■ **Source excerpt**
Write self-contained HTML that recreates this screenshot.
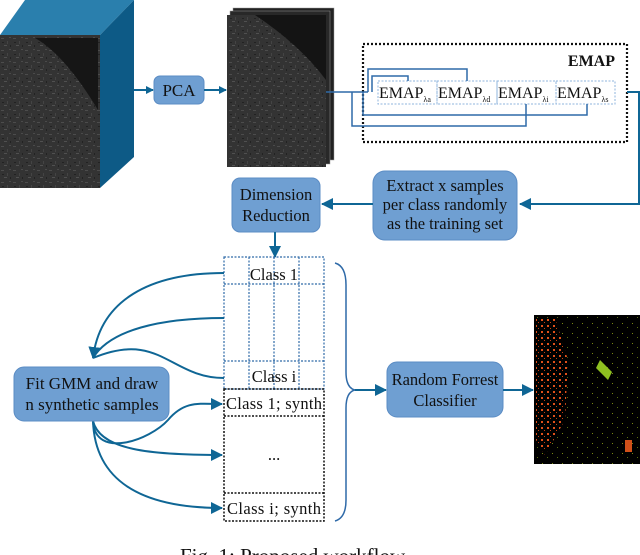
<!DOCTYPE html>
<html><head><meta charset="utf-8"><style>
html,body{margin:0;padding:0;background:#fff;width:640px;height:555px;overflow:hidden}
svg{display:block}
text{font-family:"Liberation Serif",serif;fill:#111}
</style></head><body>
<svg width="640" height="555" viewBox="0 0 640 555" xmlns="http://www.w3.org/2000/svg">
<defs>
<marker id="ah" markerWidth="8" markerHeight="8" refX="7" refY="4" orient="auto" markerUnits="userSpaceOnUse">
<path d="M0,0 L8,4 L0,8 z" fill="#0f6695"/></marker>
<marker id="ahb" markerWidth="12" markerHeight="12" refX="11" refY="6" orient="auto" markerUnits="userSpaceOnUse">
<path d="M0,0 L12,6 L0,12 z" fill="#0f6695"/></marker>
<pattern id="noise" width="12" height="12" patternUnits="userSpaceOnUse">
<rect width="12" height="12" fill="#333"/>
<rect x="1" y="2" width="3" height="1" fill="#4c4c4c"/><rect x="7" y="5" width="1" height="3" fill="#444"/>
<rect x="4" y="9" width="3" height="1" fill="#505050"/><rect x="9" y="1" width="2" height="1" fill="#4a4a4a"/>
<rect x="2" y="6" width="2" height="1" fill="#222"/><rect x="10" y="9" width="1" height="2" fill="#222"/>
</pattern>
<pattern id="cls" width="10" height="10" patternUnits="userSpaceOnUse">
<rect width="10" height="10" fill="#000"/>
<rect x="2" y="3" width="1" height="1" fill="#7a8a10"/><rect x="7" y="7" width="1" height="1" fill="#5a7010"/>
</pattern>
<pattern id="org" width="6" height="6" patternUnits="userSpaceOnUse">
<rect width="6" height="6" fill="#000"/>
<rect x="1" y="1" width="2" height="2" fill="#e0501a"/><rect x="4" y="4" width="1" height="1" fill="#c84010"/>
</pattern>
</defs>

<polygon points="25,0 134,0 100,35 0,35" fill="#2a7fad"/>
<polygon points="100,35 134,0 134,157 100,188" fill="#0d5a86"/>
<rect x="0" y="35" width="100" height="153" fill="url(#noise)"/>
<path d="M35,38 Q65,55 98,110 L98,38 z" fill="#161616"/>

<line x1="134" y1="90" x2="153" y2="90" stroke="#0f6695" stroke-width="2" marker-end="url(#ah)"/>
<rect x="154" y="76" width="50" height="28" rx="6" fill="#6f9fd2" stroke="#5b8cc4"/>
<text x="179" y="96" font-size="17" text-anchor="middle">PCA</text>
<line x1="204" y1="90" x2="226" y2="90" stroke="#0f6695" stroke-width="2" marker-end="url(#ah)"/>

<rect x="233" y="8" width="101" height="152" fill="#222" stroke="#999" stroke-width="0.5"/>
<rect x="230" y="11" width="100" height="153" fill="#282828" stroke="#999" stroke-width="0.5"/>
<rect x="227" y="15" width="99" height="152" fill="url(#noise)"/>
<path d="M255,15 Q300,45 326,80 L326,15 z" fill="#141414"/>

<rect x="363" y="44" width="264" height="98" fill="none" stroke="#111" stroke-width="2.2" stroke-dasharray="2,2"/>
<text x="615" y="66" font-size="16" font-weight="bold" text-anchor="end">EMAP</text>
<g fill="none" stroke="#8fb4de" stroke-width="1" stroke-dasharray="2,1.5">
<rect x="378" y="81" width="59" height="23"/><rect x="437" y="81" width="60" height="23"/>
<rect x="497" y="81" width="59" height="23"/><rect x="556" y="81" width="59" height="23"/>
</g>
<g font-size="16">
<text x="379" y="98">EMAP<tspan font-size="8" dy="4">λa</tspan></text>
<text x="438" y="98">EMAP<tspan font-size="8" dy="4">λd</tspan></text>
<text x="498" y="98">EMAP<tspan font-size="8" dy="4">λi</tspan></text>
<text x="557" y="98">EMAP<tspan font-size="8" dy="4">λs</tspan></text>
</g>
<g fill="none" stroke="#2f6aa8" stroke-width="1.5">
<path d="M326,92 L368,92"/>
<path d="M352,92 L352,126 L526,126 L526,104"/>
<path d="M363,92 L363,115 L587,115 L587,104"/>
<path d="M368,92 L368,69 L467,69 L467,81"/>
<path d="M372,92 L372,76 L408,76 L408,81"/>
</g>
<path d="M627,92 L639,92 L639,204 L520,204" fill="none" stroke="#0f6695" stroke-width="2" marker-end="url(#ahb)"/>

<rect x="373" y="171" width="144" height="69" rx="12" fill="#6f9fd2" stroke="#5b8cc4"/>
<g font-size="16.5" text-anchor="middle">
<text x="445" y="191">Extract x samples</text>
<text x="445" y="210">per class randomly</text>
<text x="445" y="229">as the training set</text>
</g>
<line x1="373" y1="204" x2="322" y2="204" stroke="#0f6695" stroke-width="2" marker-end="url(#ahb)"/>

<rect x="232" y="178" width="88" height="54" rx="8" fill="#6f9fd2" stroke="#5b8cc4"/>
<g font-size="16.5" text-anchor="middle">
<text x="276" y="200">Dimension</text>
<text x="276" y="221">Reduction</text>
</g>
<line x1="275" y1="232" x2="275" y2="257" stroke="#0f6695" stroke-width="2" marker-end="url(#ahb)"/>

<g fill="none" stroke="#2f6aa8" stroke-width="1.2" stroke-dasharray="2,1.5">
<rect x="224" y="257" width="100" height="132"/>
<line x1="224" y1="284" x2="324" y2="284"/><line x1="224" y1="361" x2="324" y2="361"/>
<line x1="249" y1="257" x2="249" y2="389"/><line x1="274" y1="257" x2="274" y2="389"/><line x1="299" y1="257" x2="299" y2="389"/>
</g>
<g fill="none" stroke="#111" stroke-width="1.5" stroke-dasharray="2,1.5">
<rect x="224" y="389" width="100" height="132"/>
<line x1="224" y1="416" x2="324" y2="416"/><line x1="224" y1="493" x2="324" y2="493"/>
</g>
<g font-size="16.5" text-anchor="middle">
<text x="274" y="280">Class 1</text>
<text x="274" y="382">Class i</text>
<text x="274" y="409" textLength="96">Class 1; synth</text>
<text x="274" y="460">...</text>
<text x="274" y="514" textLength="94">Class i; synth</text>
</g>

<g fill="none" stroke="#0f6695" stroke-width="2">
<path d="M224,273 C150,273 100,300 93,358" marker-end="url(#ahb)"/>
<path d="M224,318 C160,318 110,330 93,358"/>
<path d="M224,378 C170,378 160,330 93,358"/>
<path d="M93,421 C95,460 150,440 168,420 C185,400 200,404 222,404" marker-end="url(#ahb)"/>
<path d="M93,421 C100,450 150,455 222,455" marker-end="url(#ahb)"/>
<path d="M93,421 C95,480 140,508 222,508" marker-end="url(#ahb)"/>
</g>
<rect x="14" y="367" width="155" height="54" rx="10" fill="#6f9fd2" stroke="#5b8cc4"/>
<g font-size="17" text-anchor="middle">
<text x="92" y="389">Fit GMM and draw</text>
<text x="92" y="410">n synthetic samples</text>
</g>

<path d="M335,263 Q346,266 346,285 L346,372 Q346,388 355,390 Q346,392 346,408 L346,500 Q346,518 335,521" fill="none" stroke="#2f6aa8" stroke-width="1.5"/>
<line x1="355" y1="390" x2="386" y2="390" stroke="#0f6695" stroke-width="2" marker-end="url(#ahb)"/>

<rect x="387" y="362" width="116" height="55" rx="10" fill="#6f9fd2" stroke="#5b8cc4"/>
<g font-size="16.5" text-anchor="middle">
<text x="445" y="385">Random Forrest</text>
<text x="445" y="406">Classifier</text>
</g>
<line x1="503" y1="390" x2="533" y2="390" stroke="#0f6695" stroke-width="2" marker-end="url(#ahb)"/>
<rect x="534" y="315" width="106" height="149" fill="url(#cls)"/>
<path d="M536,318 L555,318 L568,360 L565,420 L545,455 L536,440 z" fill="url(#org)"/>
<path d="M600,360 L612,372 L608,380 L596,368 z" fill="#8ec020"/>
<path d="M625,440 L632,440 L632,452 L625,452 z" fill="#d0501a"/>

<text x="180" y="563" font-size="21" fill="#111">Fig. 1: Proposed workflow</text>
</svg>
</body></html>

■ **Requirement**
Write down every line from the opening of the listing to the line with "Q65,55 98,110 L98,38", both included, and nothing else; the pictures are omitted.

■ **Written response**
Write self-contained HTML that recreates this screenshot.
<!DOCTYPE html>
<html><head><meta charset="utf-8"><style>
html,body{margin:0;padding:0;background:#fff;width:640px;height:555px;overflow:hidden}
svg{display:block}
text{font-family:"Liberation Serif",serif;fill:#111}
</style></head><body>
<svg width="640" height="555" viewBox="0 0 640 555" xmlns="http://www.w3.org/2000/svg">
<defs>
<marker id="ah" markerWidth="8" markerHeight="8" refX="7" refY="4" orient="auto" markerUnits="userSpaceOnUse">
<path d="M0,0 L8,4 L0,8 z" fill="#0f6695"/></marker>
<marker id="ahb" markerWidth="12" markerHeight="12" refX="11" refY="6" orient="auto" markerUnits="userSpaceOnUse">
<path d="M0,0 L12,6 L0,12 z" fill="#0f6695"/></marker>
<pattern id="noise" width="12" height="12" patternUnits="userSpaceOnUse">
<rect width="12" height="12" fill="#333"/>
<rect x="1" y="2" width="3" height="1" fill="#4c4c4c"/><rect x="7" y="5" width="1" height="3" fill="#444"/>
<rect x="4" y="9" width="3" height="1" fill="#505050"/><rect x="9" y="1" width="2" height="1" fill="#4a4a4a"/>
<rect x="2" y="6" width="2" height="1" fill="#222"/><rect x="10" y="9" width="1" height="2" fill="#222"/>
</pattern>
<pattern id="cls" width="10" height="10" patternUnits="userSpaceOnUse">
<rect width="10" height="10" fill="#000"/>
<rect x="2" y="3" width="1" height="1" fill="#7a8a10"/><rect x="7" y="7" width="1" height="1" fill="#5a7010"/>
</pattern>
<pattern id="org" width="6" height="6" patternUnits="userSpaceOnUse">
<rect width="6" height="6" fill="#000"/>
<rect x="1" y="1" width="2" height="2" fill="#e0501a"/><rect x="4" y="4" width="1" height="1" fill="#c84010"/>
</pattern>
</defs>

<polygon points="25,0 134,0 100,35 0,35" fill="#2a7fad"/>
<polygon points="100,35 134,0 134,157 100,188" fill="#0d5a86"/>
<rect x="0" y="35" width="100" height="153" fill="url(#noise)"/>
<path d="M35,38 Q65,55 98,110 L98,38 z" fill="#161616"/>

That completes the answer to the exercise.